— Start INFORMATION SHOWN —

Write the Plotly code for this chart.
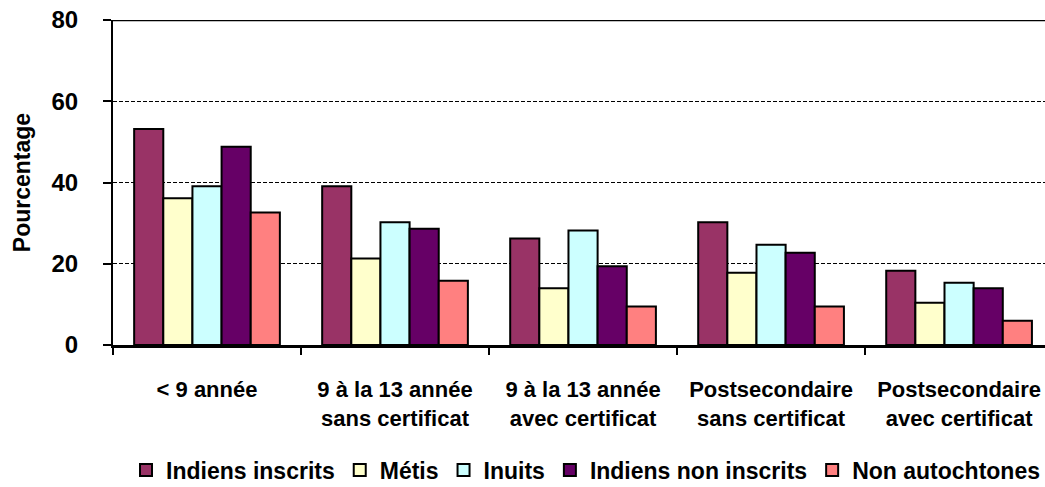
import plotly.graph_objects as go

# Niveau de scolarité (catégories de l'axe horizontal)
categories = [
    "< 9 année",
    "9 à la 13 année<br>sans certificat",
    "9 à la 13 année<br>avec certificat",
    "Postsecondaire<br>sans certificat",
    "Postsecondaire<br>avec certificat",
]

# Pourcentages par groupe
indiens_inscrits = [53.2, 39.1, 26.2, 30.2, 18.3]
metis = [36.1, 21.3, 14.0, 17.8, 10.4]
inuits = [39.1, 30.2, 28.2, 24.7, 15.3]
indiens_non_inscrits = [48.8, 28.6, 19.4, 22.7, 14.0]
non_autochtones = [32.6, 15.8, 9.5, 9.5, 6.0]

series_names = ["Indiens inscrits", "Métis", "Inuits",
                "Indiens non inscrits", "Non autochtones"]
series_values = [indiens_inscrits, metis, inuits,
                 indiens_non_inscrits, non_autochtones]
series_colors = ["#993366", "#FFFFCC", "#CCFFFF", "#660066", "#FF8080"]

y_ticks = [0, 20, 40, 60, 80]

FONT = "Liberation Sans, Arial, sans-serif"

fig = go.Figure()
for name, vals, col in zip(series_names, series_values, series_colors):
    fig.add_trace(go.Bar(
        x=categories, y=vals, name=name,
        marker=dict(color=col, line=dict(color="black", width=2)),
    ))

fig.update_layout(
    width=1045, height=487,
    margin=dict(l=113, r=0, t=20, b=142, autoexpand=False),
    paper_bgcolor="white", plot_bgcolor="white",
    barmode="group", bargap=0.225, bargroupgap=0,
    font=dict(family=FONT, color="black"),
    showlegend=True,
    legend=dict(
        orientation="h", x=0.507, xanchor="center",
        y=-0.385, yanchor="middle",
        font=dict(family=FONT, size=23, color="black", weight="bold"),
        itemwidth=30, tracegroupgap=0,
    ),
)

fig.update_xaxes(
    range=[-0.5, 4.457], automargin=False,
    showline=True, linecolor="black", linewidth=2.5,
    ticks="outside", tickson="boundaries", ticklen=7, tickwidth=2, tickcolor="black",
    tickfont=dict(family=FONT, size=22, color="black", weight="bold"),
    ticklabelstandoff=23,
    showgrid=False,
)

fig.update_yaxes(
    range=[0, 80], tickvals=y_ticks, automargin=False,
    showline=True, linecolor="black", linewidth=2,
    ticks="outside", ticklen=8, tickwidth=2, tickcolor="black",
    tickfont=dict(family=FONT, size=24, color="black", weight="bold"),
    ticklabelstandoff=20,
    showgrid=True, gridcolor="black", gridwidth=1, griddash="4px,2px",
    zeroline=False,
    title=dict(text="Pourcentage", standoff=14,
               font=dict(family=FONT, size=23, color="black", weight="bold")),
)

# trait plein en haut de la zone de tracé
fig.add_shape(type="line", xref="paper", yref="y", x0=0, x1=1, y0=80, y1=80,
              line=dict(color="black", width=2.5))

fig.write_html("out.html")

— End INFORMATION SHOWN —

§ **WHAT TO DO**:
Print the complete listing exactly as it stands, without its pictures.

§ **CORRECT OUTPUT**:
Write the Plotly code for this chart.
import plotly.graph_objects as go

# Niveau de scolarité (catégories de l'axe horizontal)
categories = [
    "< 9 année",
    "9 à la 13 année<br>sans certificat",
    "9 à la 13 année<br>avec certificat",
    "Postsecondaire<br>sans certificat",
    "Postsecondaire<br>avec certificat",
]

# Pourcentages par groupe
indiens_inscrits = [53.2, 39.1, 26.2, 30.2, 18.3]
metis = [36.1, 21.3, 14.0, 17.8, 10.4]
inuits = [39.1, 30.2, 28.2, 24.7, 15.3]
indiens_non_inscrits = [48.8, 28.6, 19.4, 22.7, 14.0]
non_autochtones = [32.6, 15.8, 9.5, 9.5, 6.0]

series_names = ["Indiens inscrits", "Métis", "Inuits",
                "Indiens non inscrits", "Non autochtones"]
series_values = [indiens_inscrits, metis, inuits,
                 indiens_non_inscrits, non_autochtones]
series_colors = ["#993366", "#FFFFCC", "#CCFFFF", "#660066", "#FF8080"]

y_ticks = [0, 20, 40, 60, 80]

FONT = "Liberation Sans, Arial, sans-serif"

fig = go.Figure()
for name, vals, col in zip(series_names, series_values, series_colors):
    fig.add_trace(go.Bar(
        x=categories, y=vals, name=name,
        marker=dict(color=col, line=dict(color="black", width=2)),
    ))

fig.update_layout(
    width=1045, height=487,
    margin=dict(l=113, r=0, t=20, b=142, autoexpand=False),
    paper_bgcolor="white", plot_bgcolor="white",
    barmode="group", bargap=0.225, bargroupgap=0,
    font=dict(family=FONT, color="black"),
    showlegend=True,
    legend=dict(
        orientation="h", x=0.507, xanchor="center",
        y=-0.385, yanchor="middle",
        font=dict(family=FONT, size=23, color="black", weight="bold"),
        itemwidth=30, tracegroupgap=0,
    ),
)

fig.update_xaxes(
    range=[-0.5, 4.457], automargin=False,
    showline=True, linecolor="black", linewidth=2.5,
    ticks="outside", tickson="boundaries", ticklen=7, tickwidth=2, tickcolor="black",
    tickfont=dict(family=FONT, size=22, color="black", weight="bold"),
    ticklabelstandoff=23,
    showgrid=False,
)

fig.update_yaxes(
    range=[0, 80], tickvals=y_ticks, automargin=False,
    showline=True, linecolor="black", linewidth=2,
    ticks="outside", ticklen=8, tickwidth=2, tickcolor="black",
    tickfont=dict(family=FONT, size=24, color="black", weight="bold"),
    ticklabelstandoff=20,
    showgrid=True, gridcolor="black", gridwidth=1, griddash="4px,2px",
    zeroline=False,
    title=dict(text="Pourcentage", standoff=14,
               font=dict(family=FONT, size=23, color="black", weight="bold")),
)

# trait plein en haut de la zone de tracé
fig.add_shape(type="line", xref="paper", yref="y", x0=0, x1=1, y0=80, y1=80,
              line=dict(color="black", width=2.5))

fig.write_html("out.html")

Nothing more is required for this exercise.